Collages: Lockdown Series.

Peter Buggenhout

Peter Buggenhout

  • Buggenhout produces work which resemble ruins using easily accessible material.
  • Certainly- his work resembles the remnants of a site, of an aftermath of an explosion, eruption, earthquake or fire. I like how he has used something which upsets or unsettles as his source of inspiration, the result of a disaster. He reproduces it as if that memory is worth saving- as if it is something to be celebrated or valued.
  • There is certainly a very rough and ready, rustic feel about his work. The sculpture looks distressed. Yet at the same time, being placed in a pristine white space and usually elevated, they become treated as if beautiful and poetic- like artefacts in a museum.
  • However they are not artefacts- but fakes. Perhaps one day they will be considered artefacts? What makes an artefact?

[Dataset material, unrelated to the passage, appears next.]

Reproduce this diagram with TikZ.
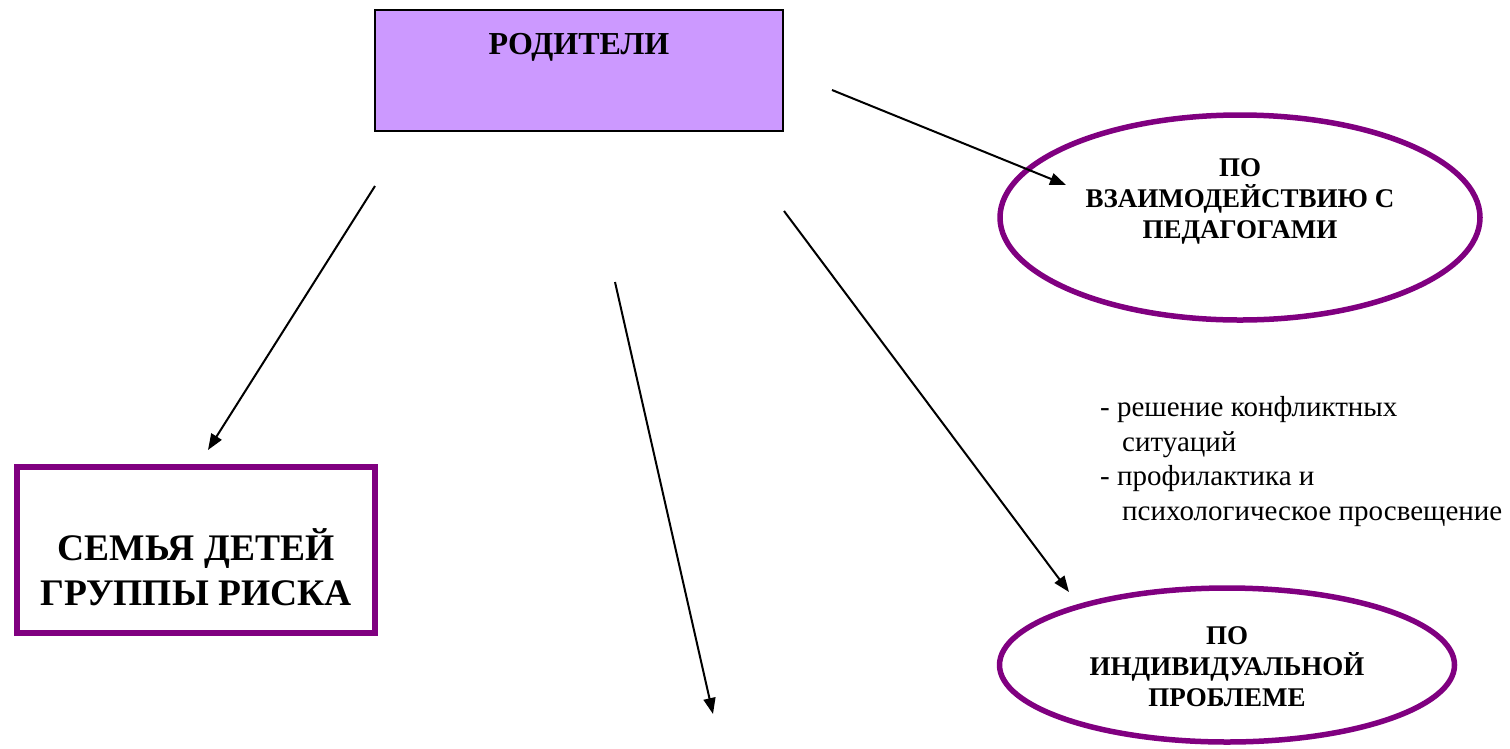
\documentclass[tikz,border=0pt]{standalone}
\usepackage{fontspec}
\setmainfont{Liberation Serif}
\usetikzlibrary{arrows.meta,shapes.geometric}
\definecolor{lilac}{HTML}{CC99FF}
\definecolor{plum}{HTML}{800080}
\begin{document}
\begin{tikzpicture}[x=1pt,y=-1pt,
  parentbox/.style={draw=black,line width=2pt,fill=lilac,rectangle,minimum width=408pt,minimum height=121pt,inner sep=0pt},
  riskbox/.style={draw=plum,line width=6pt,fill=white,rectangle,minimum width=358pt,minimum height=166pt,inner sep=0pt},
  oval/.style={draw=plum,line width=5.5pt,fill=white,ellipse,inner sep=0pt},
  headtext/.style={font=\bfseries\fontsize{32}{38}\selectfont},
  ovaltext/.style={font=\bfseries\fontsize{27}{31}\selectfont,align=center},
  risktext/.style={font=\bfseries\fontsize{37.5}{45.5}\selectfont,align=center},
  bodytext/.style={font=\fontsize{29}{34.7}\selectfont,align=left,inner sep=0pt},
  conn/.style={line width=2pt,draw=black,-{Triangle[length=16pt,width=12pt]}}
]
\useasboundingbox (0,0) rectangle (1510,748);

\node[parentbox,label={[headtext,anchor=base,yshift=-45pt]north:РОДИТЕЛИ}] (parents) at (579,70.5) {};

\node[riskbox,label={[risktext,yshift=-17pt]center:СЕМЬЯ ДЕТЕЙ\\ГРУППЫ РИСКА}] (risk) at (196,550) {};

\node[oval,minimum width=480pt,minimum height=205pt,label={[ovaltext,yshift=16pt]center:ПО\\ВЗАИМОДЕЙСТВИЮ С\\ПЕДАГОГАМИ}] (teachers) at (1240,217.5) {};

\node[oval,minimum width=455pt,minimum height=154pt,label={[ovaltext,yshift=-2pt]center:ПО\\ИНДИВИДУАЛЬНОЙ\\ПРОБЛЕМЕ}] (problem) at (1227,665) {};

\node[bodytext,anchor=north west] (tasks) at (1100,396) {- решение конфликтных\\\hspace*{22pt}ситуаций\\- профилактика и\\\hspace*{22pt}психологическое просвещение};

\coordinate (a1s) at (832,90);
\coordinate (a1e) at (1066,185);
\coordinate (a2s) at (375,186);
\coordinate (a2e) at (208,450);
\coordinate (a3s) at (615,282);
\coordinate (a3e) at (713,714);
\coordinate (a4s) at (784,211);
\coordinate (a4e) at (1069,592);

\draw[conn] (a1s) -- (a1e);
\draw[conn] (a2s) -- (a2e);
\draw[conn] (a3s) -- (a3e);
\draw[conn] (a4s) -- (a4e);
\end{tikzpicture}
\end{document}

Hannah Hoch, Doris Salcedo

Hannah Hoch

Doris Salcedo

 

Hannah Hoch, Doris Salcedo, Fiscli and Weiss inspired collage.

A3 Collage: ‘Study’

Collages Inspired by Sofia Hulten

Sofia Hulten

  • Sophia Hultén lives and works in Berlin.
  • Her works often use found materials and draw on the concept of time and quantum physics.
  • For ‘Indecisive angles’, the artist cut and reassembled found metal trolleys to make them functionless. Such sculptures seamlessly blend together in unusual angles- as if they have been cut and placed in front of a mirror.
  • Likewise, in a more recent piece, ‘Ok ok ok ok ok’ in 2019, Hultén elevated two step ladders joined together with steel bearings rendering them useless. The sculpture seems to tip forward, playing with time, as if about to rotate, and seems to resemble the wheel of a mill.
  • I love how Hultén cuts and reassembles objects as well as her minimalistic approach. Whereas in the past I have largely kept my found objects whole (perhaps excluding my greenhouse sculpture), it may be interesting to experiment taking apart objects and cutting them before reassembling them. It may make my work seem even more unsettled and alien.